What is a good trailing stop loss strategy?
The Stock Market is a highly volatile field, and where it can help you earn more profit, it can also incur heavy losses. There are many situations when traders want to avoid high losses, such as when using a short-selling strategy, and it is true especially with the day traders who have just bought a stock, but the trends go against their decision. In such a case, the best viable option to exit the trade is to use the stop-loss trading strategy.
This question is very important to those who want to earn gradually more with less risk appetite.
Whenever you start trading if you are a beginner then this is the most important thing which you have to follow to earn a decent profit in maximum trades. I will explain both things in this answer.
1. Stop-loss.
2. Trailing stop-loss.
Stop-loss: First we talk about stop loss, What is stop-loss??
When one is day trading, there is a huge risk of the trend going against the decisions and can incur huge losses. The day trader can use the stop loss order strategy at a certain level of losses in number, and when the trend of losses or downward trend reaches this point, the trade is closed automatically to avoid any more losses. It is not a compulsion to use the stop-losses trading strategy and is a personal choice, but it eventually reduces the risk of higher loss when there is no expectancy that the trend shall go upward at the end of the day.
Suppose a stop-loss order point is set at the Rs. 70 per stock, which is priced at Rs. 100; if the trend of losses reaches the point where the price is about to go below Rs. 70, the trade is automatically closed or exited to avoid any more losses. Meaning, the trader is risking Rs. 30 as loss per stock, and the stop-loss point or threshold never changes on its own despite the trend changes.
There is another type of stop-loss order known as a trailing stop-loss order. In such a strategy, the threshold point is set, and above which, if the losses increase, it can execute itself and bring the trader out of the trade. But unlike the stop-loss strategy, it is not fixed on a certain number and changes as the trend goes upward or downward to ensure the risk is minimal.
A stop-loss order is an order placed with a broker to buy or sell a specific stock once the stock reaches a certain price. A stop-loss is designed to limit an investor’s loss on a security position. For example, setting a stop-loss order for 10% below the price at which you bought the stock will limit your loss to 10%.
A stop-loss order specifies that a stock is bought or sold when it reaches a specified price known as the stop price.
Once the stop price is met, the stop order becomes a market order and is executed at the next available opportunity.

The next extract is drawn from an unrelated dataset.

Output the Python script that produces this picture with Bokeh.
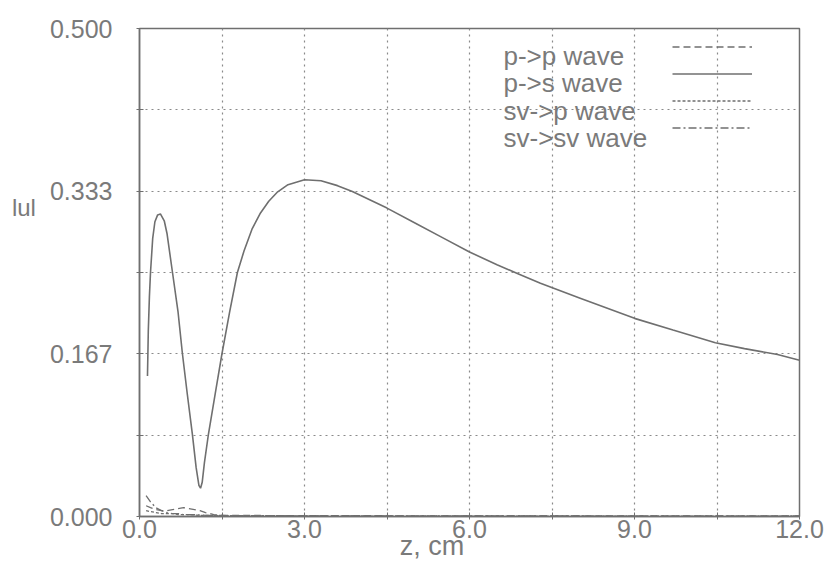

In many cases, stop-loss orders are used to prevent investor losses when the price of a security drops.
Trailing stop-loss: This is most important than stop loss as per my experience.

1.A trailing stop is designed to lock in profits or limit losses as a trade moves favorably.
2.Trailing stops only move if the price moves favorably. Once it moves to lock in a profit or reduce a loss, it does not move back in the other direction.
3.A trailing stop is a stop order and has the additional option of being a limit order or a market order.
4.One of the most important considerations for a trailing stop order is whether it will be a percentage or fixed-dollar amount and by how much it will trail the price.
So, Almost you will get an idea about the stop-loss and trailing stop loss from these points that why trailing SL is more important than SL.
Using the Trailing Stop/Stop-Loss Combo on Active Trades-
Trailing stops are more difficult to employ with active trades, due to price fluctuations and the volatility of certain stocks, especially during the first hour of the trading day. Then again, such fast-moving stocks typically attract traders, because of their potential to generate substantial amounts of money in a short time. Consider the following stock example:
Purchase price = 384
Number of shares = 1000
Stop-loss = 380
If your stock is moving in the right direction then you have to modify the trailing SL by some points. If your stock is at 386
First trailing stop = 384 (cost to cost SL) and after that, if your stock is moving at 389 then
Second trailing stop = 386 and after that, if your stock is moving at 393 then
Third trailing stop =390
Like this, you have to maintain the profit you already get and manage the risk ratio and gradually you will earn a decent profit with risk management in your every trade.